Celebrate Brazil’s ambush of a corrupt delegation from Equatorial Guinea

Brazil’s federal law enforcement agents are showing they won’t rest until the battle against corruption is won.

Consider what happened last Friday, when a delegation from Equatorial Guinea arrived in Sao Paulo. Led by the president’s son, Vice President Teodoro Obiang Nguema Mangue, the delegation had expected a fun little jaunt along the Brazilian coast. But it wasn’t to be.

Because Brazilian federal police were waiting for them at the airport with a warrant to search their private jet. And there, according to the Brazilian Globo newspaper, authorities found a suitcase stacked with $1.4 million and other bags stuffed with 40 watches worth an estimated $15 million. The haul of oddities (Globo’s report shows a particularly gauche diamond studded watch) has been seized by Brazilian authorities because it was not protected in diplomatic baggage.
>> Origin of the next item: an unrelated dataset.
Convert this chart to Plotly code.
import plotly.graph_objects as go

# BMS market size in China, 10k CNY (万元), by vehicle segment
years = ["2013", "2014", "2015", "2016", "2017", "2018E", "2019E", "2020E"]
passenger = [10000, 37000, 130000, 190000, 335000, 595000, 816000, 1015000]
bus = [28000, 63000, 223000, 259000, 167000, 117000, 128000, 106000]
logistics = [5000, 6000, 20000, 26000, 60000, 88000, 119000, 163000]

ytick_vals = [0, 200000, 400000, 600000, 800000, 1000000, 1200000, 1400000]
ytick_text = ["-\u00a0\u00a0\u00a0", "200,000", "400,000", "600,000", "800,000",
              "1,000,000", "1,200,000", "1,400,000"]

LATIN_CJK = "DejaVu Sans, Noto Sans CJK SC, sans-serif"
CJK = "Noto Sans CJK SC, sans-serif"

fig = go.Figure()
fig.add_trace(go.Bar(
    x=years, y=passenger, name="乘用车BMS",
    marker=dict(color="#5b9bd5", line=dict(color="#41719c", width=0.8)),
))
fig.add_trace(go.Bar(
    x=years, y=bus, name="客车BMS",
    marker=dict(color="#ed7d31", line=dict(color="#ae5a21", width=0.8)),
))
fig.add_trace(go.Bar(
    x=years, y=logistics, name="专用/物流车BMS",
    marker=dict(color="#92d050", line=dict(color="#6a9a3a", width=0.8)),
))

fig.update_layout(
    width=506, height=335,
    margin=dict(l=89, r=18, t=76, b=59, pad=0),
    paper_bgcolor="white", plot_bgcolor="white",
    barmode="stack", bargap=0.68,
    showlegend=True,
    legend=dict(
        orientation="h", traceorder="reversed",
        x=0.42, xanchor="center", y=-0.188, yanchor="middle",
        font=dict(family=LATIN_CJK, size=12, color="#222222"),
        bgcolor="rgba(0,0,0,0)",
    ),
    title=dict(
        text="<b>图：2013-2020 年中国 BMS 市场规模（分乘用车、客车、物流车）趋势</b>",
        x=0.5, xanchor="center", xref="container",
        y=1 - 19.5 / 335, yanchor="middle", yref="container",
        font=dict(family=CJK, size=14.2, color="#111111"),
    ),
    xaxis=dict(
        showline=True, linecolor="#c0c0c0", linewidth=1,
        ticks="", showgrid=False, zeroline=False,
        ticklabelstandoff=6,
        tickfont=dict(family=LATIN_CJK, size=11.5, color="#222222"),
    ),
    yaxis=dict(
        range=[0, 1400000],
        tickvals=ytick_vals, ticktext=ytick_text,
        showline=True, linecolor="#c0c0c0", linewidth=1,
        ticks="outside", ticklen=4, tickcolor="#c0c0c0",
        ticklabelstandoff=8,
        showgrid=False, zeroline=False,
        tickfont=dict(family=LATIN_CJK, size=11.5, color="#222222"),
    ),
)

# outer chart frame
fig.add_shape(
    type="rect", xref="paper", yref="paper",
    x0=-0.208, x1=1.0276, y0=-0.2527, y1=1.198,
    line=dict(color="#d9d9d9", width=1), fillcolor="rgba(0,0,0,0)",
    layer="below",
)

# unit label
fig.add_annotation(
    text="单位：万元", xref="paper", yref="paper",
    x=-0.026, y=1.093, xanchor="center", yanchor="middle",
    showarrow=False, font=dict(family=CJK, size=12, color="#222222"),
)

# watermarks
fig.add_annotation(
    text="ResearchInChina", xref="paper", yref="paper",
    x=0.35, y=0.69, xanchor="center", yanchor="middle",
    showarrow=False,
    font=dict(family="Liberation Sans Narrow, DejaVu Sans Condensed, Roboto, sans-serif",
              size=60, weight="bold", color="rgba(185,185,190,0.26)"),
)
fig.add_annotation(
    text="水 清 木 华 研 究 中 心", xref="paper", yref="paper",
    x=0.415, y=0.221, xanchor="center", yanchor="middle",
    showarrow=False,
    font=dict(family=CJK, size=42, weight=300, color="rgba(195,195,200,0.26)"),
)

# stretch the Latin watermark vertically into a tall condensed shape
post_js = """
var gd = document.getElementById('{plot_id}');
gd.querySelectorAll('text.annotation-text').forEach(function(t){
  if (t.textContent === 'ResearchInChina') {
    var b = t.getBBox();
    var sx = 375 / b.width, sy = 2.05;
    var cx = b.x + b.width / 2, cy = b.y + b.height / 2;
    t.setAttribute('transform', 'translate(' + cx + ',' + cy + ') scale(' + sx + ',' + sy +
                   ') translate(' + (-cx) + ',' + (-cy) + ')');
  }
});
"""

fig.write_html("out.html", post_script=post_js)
That’s good news. As a senior capo in the Obiang crime family, this rebuke to the vice president is a small but significant win for the people he is supposed to serve but instead dishonors. The Obiang dictatorship siphons off Equatorial Guinea’s oil to fill personal bank accounts while that small nation’s citizens continue to suffer without basic government services. A small country blessed by immense oil wealth, Equatorial Guinea has what it takes to be a wealthy nation. Instead, most remain in poverty thanks to the corruption.

This seizure also represents a big win for Brazil for another reason: foreign perception. With Brazilians struggling against the vast “Car Wash” corruption scandal involving political and business cronyism, some wonder what Brazil’s future has in store. Brazil’s president is facing corruption charges, his predecessor, Dilma Rousseff has been impeached, and Rousseff’s predecessor, Lula da Silva, is in prison and banned from standing in this October’s presidential election.

This roll call of ignominy seems like a disaster for Brazil, but it is actually a good thing, demonstrating how the rule of law is finally overcoming structural corruption. Indeed, encapsulating the sea change, Brazil’s favorite to win the presidency is a former military officer dedicated to reducing crime.

Yes, Friday’s search and seizure might only have drained a drop from the ocean of corruption. But by stopping Obiang, Brazil has shown it intends to fight relentlessly in the battle for good government.